Eglises d'Asie

Naissance et développement d’une communauté chrétienne en “Zone d’économie nouvelle” dans la région de Huê

Publié le 18/03/2010




Après le changement de régime de 1975, un certain nombre de chrétiens de diverses paroisses de l’archidiocèse de Huê furent déportés par les autorités dans une “Zone d’économie nouvelle” (vùng kinh tê moi) située en altitude dans le district de A Luoi, à 70 km. au sud-ouest de Huê, tout près de la frontière du Laos. Sur cette terre ingrate, ancien champ de bataille parsemé de mines et de bombes non éclatées, habitée jusque-là par une population appartenant à quatre ethnies minoritaires (les Pa Cô, les Pa Hy, les Ta Oi et les Co Tu) (1), les nouveaux arrivants se trouvèrent confrontés à toutes sortes de difficultés matérielles et morales, dont la moindre n’était pas l’isolement dû à l’éloignement des centres urbains et aux chemins de montagne peu praticables aux voitures (2).

Plusieurs dizaines de kilomètres séparaient les catholiques des plus proches églises, et les prêtres des alentours, en ces temps d’ostracisme religieux et malgré leurs demandes, n’obtinrent jamais la permission des autorités de se rendre auprès de ces fidèles dispersés qui ne se connaissaient même pas. Cette situation dura plus de vingt ans, pendant lesquels la foi chrétienne ne fut vécue et transmise qu’à l’intérieur des familles sans que jamais aucun culte public ne soit célébré. C’est au sein des foyers que, pourtant, les émissions religieuses de Radio Veritas venaient entretenir leur foi, depuis Manille où sont situés les émetteurs de la radio catholique.
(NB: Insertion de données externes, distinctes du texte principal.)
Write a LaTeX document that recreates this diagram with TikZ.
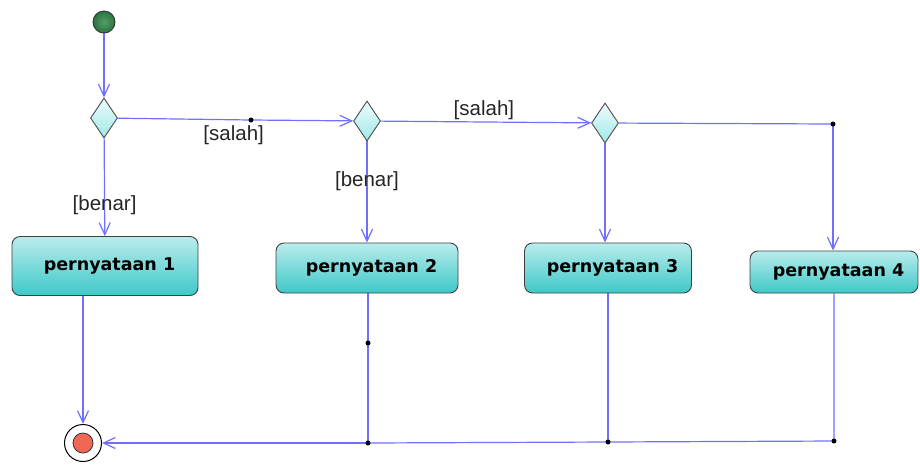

L’isolement et la dispersion des catholiques de la “Zone d’économie nouvelle” se prolongèrent jusqu’en 1995, année où deux catholiques, marchands ambulants tous les deux, se rencontrèrent au hasard d’un marché et se firent des confidences. Ensemble, peu à peu, ils repérèrent quarante familles chrétiennes de la Zone. L’une d’entre elles s’était déjà fait reconnaître publiquement en plaçant une grande croix sur le cercueil d’un de ses fils décédé à la suite de l’explosion d’une mine durant son travail. Dès lors, la communauté ainsi formée se rassembla, à tour de rôle, le dimanche, en chacune des familles, pour prier ensemble, écouter la Parole de Dieu et participer à la messe diffusée par Radio Veritas. Certaines familles parcouraient dix kilomètres à pied pour parvenir au lieu de rendez-vous.

Puis, les conditions politiques s’améliorant de 1995 à 2000, l’archevêque de Huê, Mgr Nguyên Nhu Thê, obtint du pouvoir local l’autorisation d’envoyer un prêtre célébrer la messe sur place, deux fois par an, à Pâques et à Noël. En l’année 2000, un prêtre de la congrégation du Sacré-Cour, le P. Nguyên Dai, fut officieusement chargé de s’occuper de cette communauté. Au début, il ne célébrait l’Eucharistie que pour les grandes fêtes. Peu à peu, les célébrations se multiplièrent et bientôt eurent lieu tous les dimanches. Sur un terrain donné par un catholique du lieu, on construisit un vaste bâtiment destiné à servir de chapelle provisoire. Malgré cette première régularisation, il fallut encore attendre le 1er août 2005 pour que la nouvelle vie religieuse devienne officielle. Ce jour-là, ce fut l’archevêque de Huê qui vint, en personne, présider l’Eucharistie. Les autorités civiles avaient permis au diocèse de créer pour cette communauté une paroisse, qui a pris le nom de Son Thuy, et de nommer le P. Dai comme curé.

Aujourd’hui, les paroissiens de Son Thuy bénéficient de la présence permanente d’un prêtre parmi eux et de célébrations eucharistiques régulières. Ils n’ont plus besoin comme autrefois de suivre la messe dominicale grâce à Radio Veritas. Mais ils gardent un souvenir reconnaissant de ces émissions qui, durant un temps difficile, leur ont permis de maintenir et consolider leur vie chrétienne et qui, aujourd’hui, encore, constituent pour eux une nourriture spirituelle quotidienne.